• _Written task_
Omit every picture and return the rest of the data unaltered.

• _Data block_
>>

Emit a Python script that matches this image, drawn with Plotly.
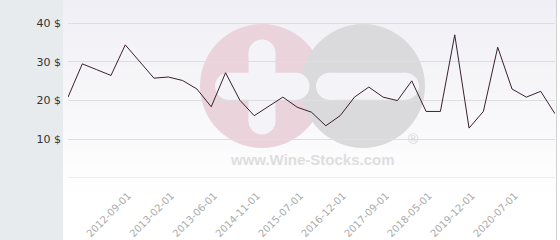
import plotly.graph_objects as go

# ---- data ----
dates = [
    "2012-01-01", "2012-03-01", "2012-05-01", "2012-07-01", "2012-09-01",
    "2012-11-01", "2012-12-01", "2013-02-01", "2013-03-01", "2013-05-01",
    "2013-06-01", "2013-10-01", "2014-03-01", "2014-11-01", "2015-02-01",
    "2015-05-01", "2015-07-01", "2016-01-01", "2016-06-01", "2016-12-01",
    "2017-03-01", "2017-06-01", "2017-09-01", "2017-12-01", "2018-03-01",
    "2018-05-01", "2018-11-01", "2019-06-01", "2019-12-01", "2020-02-01",
    "2020-05-01", "2020-07-01", "2020-10-01", "2021-01-01", "2021-04-01",
]
prices = [
    20.9, 29.5, 28.0, 26.5, 34.4,
    30.1, 25.8, 26.1, 25.2, 23.0,
    18.4, 27.2, 20.1, 16.1, 18.5,
    20.9, 18.3, 17.0, 13.5, 16.1,
    20.9, 23.5, 20.9, 20.0, 25.1,
    17.2, 17.2, 37.0, 12.9, 17.2,
    33.8, 23.0, 20.9, 22.4, 16.6,
]
tick_labels = [
    "2012-09-01", "2013-02-01", "2013-06-01", "2014-11-01", "2015-07-01",
    "2016-12-01", "2017-09-01", "2018-05-01", "2019-12-01", "2020-07-01",
]
y_ticks = [0, 10, 20, 30, 40]
y_tick_text = ["", "10 $", "20 $", "30 $", "40 $"]

# ---- geometry (pixels) ----
W, H = 560, 240
ML, MR, MT, MB = 68, 5, 0, 62
PW = W - ML - MR
PH = H - MT - MB


def px(x):
    return (x - ML) / PW


def py(y):
    return (H - MB - y) / PH


shapes = []
# background gradient
N = 30
top = (239, 239, 245)
for i in range(N):
    y0 = 200 * i / N
    y1 = 200 * (i + 1) / N + 0.5
    t = (i + 0.5) / N
    c = tuple(int(round(top[k] + (255 - top[k]) * t)) for k in range(3))
    shapes.append(dict(type="rect", xref="paper", yref="paper", layer="below",
                       x0=px(63), x1=px(557), y0=py(y1), y1=py(y0),
                       fillcolor="rgb(%d,%d,%d)" % c, line=dict(width=0)))
# left panel
shapes.append(dict(type="rect", xref="paper", yref="paper", layer="below",
                   x0=px(0), x1=px(63), y0=py(H), y1=py(0),
                   fillcolor="#e7ebee", line=dict(width=0)))
# right border
shapes.append(dict(type="line", xref="paper", yref="paper", layer="below",
                   x0=px(556.5), x1=px(556.5), y0=py(H), y1=py(0),
                   line=dict(color="#d2d2d2", width=1)))


def circ(cx, cy, r, color):
    shapes.append(dict(type="circle", xref="paper", yref="paper", layer="below",
                       x0=px(cx - r), x1=px(cx + r), y0=py(cy + r), y1=py(cy - r),
                       fillcolor=color, line=dict(width=0)))


def rect(x0, x1, y0, y1, color):
    shapes.append(dict(type="rect", xref="paper", yref="paper", layer="below",
                       x0=px(x0), x1=px(x1), y0=py(y1), y1=py(y0),
                       fillcolor=color, line=dict(width=0)))


pink = "#ead3da"
grey = "#dadadc"
bar = "#f4f4f8"
# watermark circles
circ(262, 86, 62, pink)
circ(363, 86, 62, grey)
# plus sign
r = 13.5
rect(248.5, 275.5, 53, 121, bar)
circ(262, 53, r, bar)
circ(262, 121, r, bar)
rect(228.5, 296, 72.8, 99.8, bar)
circ(228.5, 86.3, r, bar)
circ(296, 86.3, r, bar)
# minus sign
rect(329.5, 405.5, 72.8, 99.8, bar)
circ(329.5, 86.3, r, bar)
circ(405.5, 86.3, r, bar)

# zero grid line (at the bottom edge of the plot area)
shapes.append(dict(type="line", xref="paper", yref="y", layer="below",
                   x0=0, x1=1, y0=0, y1=0,
                   line=dict(color="#dedede", width=1)))

annotations = [
    dict(text="<b>www.Wine-Stocks.com</b>", xref="paper", yref="paper",
         x=px(312), y=py(159), showarrow=False, xanchor="center", yanchor="middle",
         font=dict(family="Liberation Sans, Arial", size=15, color="#dedee0")),
    dict(text="®", xref="paper", yref="paper",
         x=px(413), y=py(139), showarrow=False, xanchor="center", yanchor="middle",
         font=dict(family="Liberation Sans, Arial", size=14, color="#d6d6d8")),
]

fig = go.Figure()
fig.add_trace(go.Scatter(
    x=dates, y=prices, mode="lines",
    line=dict(color="#3a2030", width=1),
    hoverinfo="x+y",
))

fig.update_layout(
    width=W, height=H,
    margin=dict(l=ML, r=MR, t=MT, b=MB, pad=0),
    paper_bgcolor="white",
    plot_bgcolor="rgba(0,0,0,0)",
    showlegend=False,
    shapes=shapes,
    annotations=annotations,
    font=dict(family="DejaVu Sans"),
    xaxis=dict(
        type="category",
        range=[0, len(dates) - 1],
        tickmode="array",
        tickvals=tick_labels,
        ticktext=tick_labels,
        tickangle=-45,
        showgrid=False,
        zeroline=False,
        showline=False,
        ticks="",
        ticklabelstandoff=9,
        ticklabelshift=3,
        tickfont=dict(family="DejaVu Sans", size=10, color="#aaaaaa"),
    ),
    yaxis=dict(
        range=[0, 46],
        tickmode="array",
        tickvals=y_ticks,
        ticktext=y_tick_text,
        showgrid=True,
        gridcolor="#dedede",
        gridwidth=1,
        zeroline=False,
        showline=False,
        ticks="",
        ticklabelstandoff=6,
        tickfont=dict(family="DejaVu Sans", size=11, color="#333333"),
    ),
)

fig.write_html("out.html")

<<

• _Response_
Emit a Python script that matches this image, drawn with Plotly.
import plotly.graph_objects as go

# ---- data ----
dates = [
    "2012-01-01", "2012-03-01", "2012-05-01", "2012-07-01", "2012-09-01",
    "2012-11-01", "2012-12-01", "2013-02-01", "2013-03-01", "2013-05-01",
    "2013-06-01", "2013-10-01", "2014-03-01", "2014-11-01", "2015-02-01",
    "2015-05-01", "2015-07-01", "2016-01-01", "2016-06-01", "2016-12-01",
    "2017-03-01", "2017-06-01", "2017-09-01", "2017-12-01", "2018-03-01",
    "2018-05-01", "2018-11-01", "2019-06-01", "2019-12-01", "2020-02-01",
    "2020-05-01", "2020-07-01", "2020-10-01", "2021-01-01", "2021-04-01",
]
prices = [
    20.9, 29.5, 28.0, 26.5, 34.4,
    30.1, 25.8, 26.1, 25.2, 23.0,
    18.4, 27.2, 20.1, 16.1, 18.5,
    20.9, 18.3, 17.0, 13.5, 16.1,
    20.9, 23.5, 20.9, 20.0, 25.1,
    17.2, 17.2, 37.0, 12.9, 17.2,
    33.8, 23.0, 20.9, 22.4, 16.6,
]
tick_labels = [
    "2012-09-01", "2013-02-01", "2013-06-01", "2014-11-01", "2015-07-01",
    "2016-12-01", "2017-09-01", "2018-05-01", "2019-12-01", "2020-07-01",
]
y_ticks = [0, 10, 20, 30, 40]
y_tick_text = ["", "10 $", "20 $", "30 $", "40 $"]

# ---- geometry (pixels) ----
W, H = 560, 240
ML, MR, MT, MB = 68, 5, 0, 62
PW = W - ML - MR
PH = H - MT - MB


def px(x):
    return (x - ML) / PW


def py(y):
    return (H - MB - y) / PH


shapes = []
# background gradient
N = 30
top = (239, 239, 245)
for i in range(N):
    y0 = 200 * i / N
    y1 = 200 * (i + 1) / N + 0.5
    t = (i + 0.5) / N
    c = tuple(int(round(top[k] + (255 - top[k]) * t)) for k in range(3))
    shapes.append(dict(type="rect", xref="paper", yref="paper", layer="below",
                       x0=px(63), x1=px(557), y0=py(y1), y1=py(y0),
                       fillcolor="rgb(%d,%d,%d)" % c, line=dict(width=0)))
# left panel
shapes.append(dict(type="rect", xref="paper", yref="paper", layer="below",
                   x0=px(0), x1=px(63), y0=py(H), y1=py(0),
                   fillcolor="#e7ebee", line=dict(width=0)))
# right border
shapes.append(dict(type="line", xref="paper", yref="paper", layer="below",
                   x0=px(556.5), x1=px(556.5), y0=py(H), y1=py(0),
                   line=dict(color="#d2d2d2", width=1)))


def circ(cx, cy, r, color):
    shapes.append(dict(type="circle", xref="paper", yref="paper", layer="below",
                       x0=px(cx - r), x1=px(cx + r), y0=py(cy + r), y1=py(cy - r),
                       fillcolor=color, line=dict(width=0)))


def rect(x0, x1, y0, y1, color):
    shapes.append(dict(type="rect", xref="paper", yref="paper", layer="below",
                       x0=px(x0), x1=px(x1), y0=py(y1), y1=py(y0),
                       fillcolor=color, line=dict(width=0)))


pink = "#ead3da"
grey = "#dadadc"
bar = "#f4f4f8"
# watermark circles
circ(262, 86, 62, pink)
circ(363, 86, 62, grey)
# plus sign
r = 13.5
rect(248.5, 275.5, 53, 121, bar)
circ(262, 53, r, bar)
circ(262, 121, r, bar)
rect(228.5, 296, 72.8, 99.8, bar)
circ(228.5, 86.3, r, bar)
circ(296, 86.3, r, bar)
# minus sign
rect(329.5, 405.5, 72.8, 99.8, bar)
circ(329.5, 86.3, r, bar)
circ(405.5, 86.3, r, bar)

# zero grid line (at the bottom edge of the plot area)
shapes.append(dict(type="line", xref="paper", yref="y", layer="below",
                   x0=0, x1=1, y0=0, y1=0,
                   line=dict(color="#dedede", width=1)))

annotations = [
    dict(text="<b>www.Wine-Stocks.com</b>", xref="paper", yref="paper",
         x=px(312), y=py(159), showarrow=False, xanchor="center", yanchor="middle",
         font=dict(family="Liberation Sans, Arial", size=15, color="#dedee0")),
    dict(text="®", xref="paper", yref="paper",
         x=px(413), y=py(139), showarrow=False, xanchor="center", yanchor="middle",
         font=dict(family="Liberation Sans, Arial", size=14, color="#d6d6d8")),
]

fig = go.Figure()
fig.add_trace(go.Scatter(
    x=dates, y=prices, mode="lines",
    line=dict(color="#3a2030", width=1),
    hoverinfo="x+y",
))

fig.update_layout(
    width=W, height=H,
    margin=dict(l=ML, r=MR, t=MT, b=MB, pad=0),
    paper_bgcolor="white",
    plot_bgcolor="rgba(0,0,0,0)",
    showlegend=False,
    shapes=shapes,
    annotations=annotations,
    font=dict(family="DejaVu Sans"),
    xaxis=dict(
        type="category",
        range=[0, len(dates) - 1],
        tickmode="array",
        tickvals=tick_labels,
        ticktext=tick_labels,
        tickangle=-45,
        showgrid=False,
        zeroline=False,
        showline=False,
        ticks="",
        ticklabelstandoff=9,
        ticklabelshift=3,
        tickfont=dict(family="DejaVu Sans", size=10, color="#aaaaaa"),
    ),
    yaxis=dict(
        range=[0, 46],
        tickmode="array",
        tickvals=y_ticks,
        ticktext=y_tick_text,
        showgrid=True,
        gridcolor="#dedede",
        gridwidth=1,
        zeroline=False,
        showline=False,
        ticks="",
        ticklabelstandoff=6,
        tickfont=dict(family="DejaVu Sans", size=11, color="#333333"),
    ),
)

fig.write_html("out.html")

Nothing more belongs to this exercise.